Previously, in June 2024, Moody's had assigned a Ba3 rating with a Stable outlook to Piramal Finance, acknowledging its high capitalization and diversified portfolio at that time.

What Changes Now

  • Improved Investor Perception: The Positive outlook can enhance investor confidence and potentially attract more capital.
  • Strategic Validation: Moody's upgrade validates Piramal Finance's strategy of retail-led growth and legacy asset reduction.
  • Potential for Lower Costs: A Positive outlook may lead to better terms on future debt issuances.
  • Focus on Execution: The company will need to demonstrate sustained improvement in profitability and asset quality to meet the Positive outlook's expectations.

Risks to Watch

The company's credit profile could be impacted by prolonged global conflicts, affecting macro financial conditions. A downgrade could occur if asset quality deteriorates significantly, capitalization weakens, or funding access worsens. Specifically, a reduction in regulatory capital below 17% could trigger a downgrade.

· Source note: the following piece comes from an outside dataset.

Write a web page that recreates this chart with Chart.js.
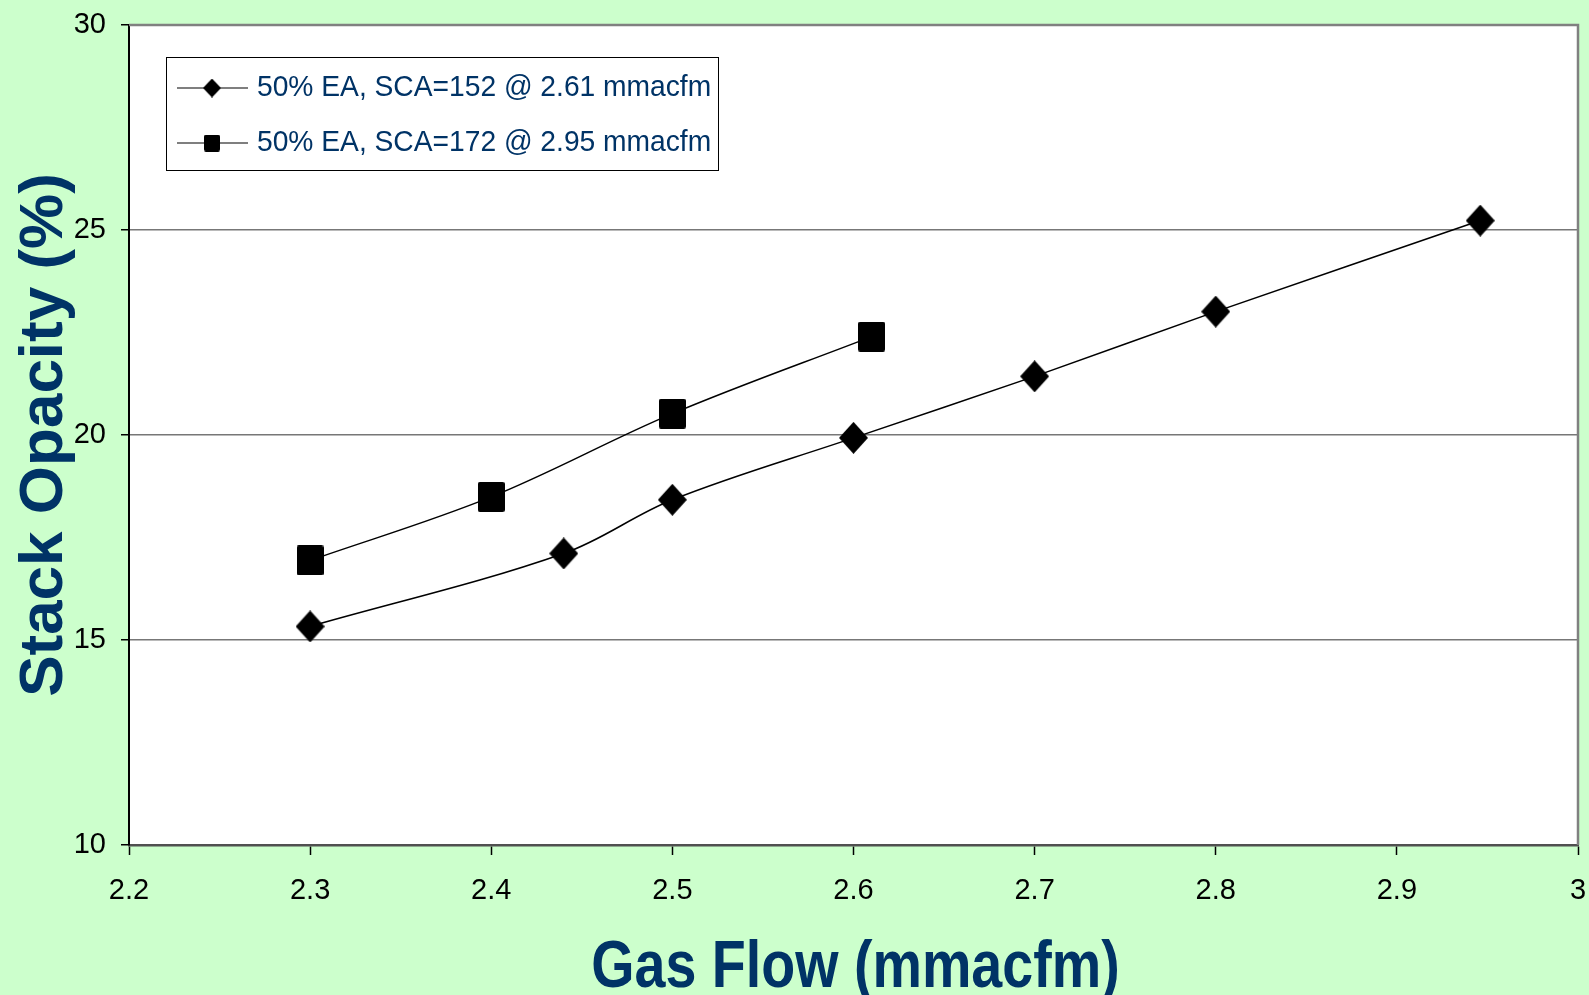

A past SEBI investigation in July 2024 resulted in Piramal Capital Housing Finance's MD and two others settling insider trading charges by paying approximately Rs 43.5 crore. In 2018-2019, the company faced challenges from chunky commercial real estate loans, prompting a strategic shift to clean up its legacy book.

Peer Comparison

Piramal Finance's transition to a predominantly retail-led model (aiming for 85% retail AUM by FY26) distinguishes it from some peers like Bajaj Finance and Cholamandalam Investment & Finance, which have long-established retail franchises. While Piramal's asset quality is improving (Stage 3 loans at 2.5%), it aims to match the lower NPAs typically maintained by peers focused solely on retail. Its reported RoAA of 1.4% (9M FY26) is an improvement but still lags behind highly profitable peers like Bajaj Finance. However, its capital adequacy remains robust, comparable to industry leaders.

Key Financial Metrics

  • Consolidated Assets stood at ₹1.03 trillion as of 31 December 2025.
  • Consolidated Return on Average Assets was 1.4% for 9M FY26.
  • Stage 3 Loans Ratio was 2.5% as of December 2025.
  • Legacy Real Estate Exposure reduced to 5% of AUM as of December 2025.
  • TCE/TMA ratio was 26.6% as of September 2025.
  • Regulatory CAR was 20.3% as of December 2025.

What to Track Next

  • Monitor Piramal Finance's sustained consolidated Return on Assets, aiming for levels above 1.7%.
  • Track the further reduction of legacy real estate exposures and its impact on overall asset quality.
  • Observe the maintenance of high capitalization levels, ensuring they remain well above regulatory requirements.
  • Evaluate the company's ability to leverage the Positive outlook for cost-effective funding and growth opportunities.
  • Monitor any further rating actions from other agencies like S&P or CRISIL.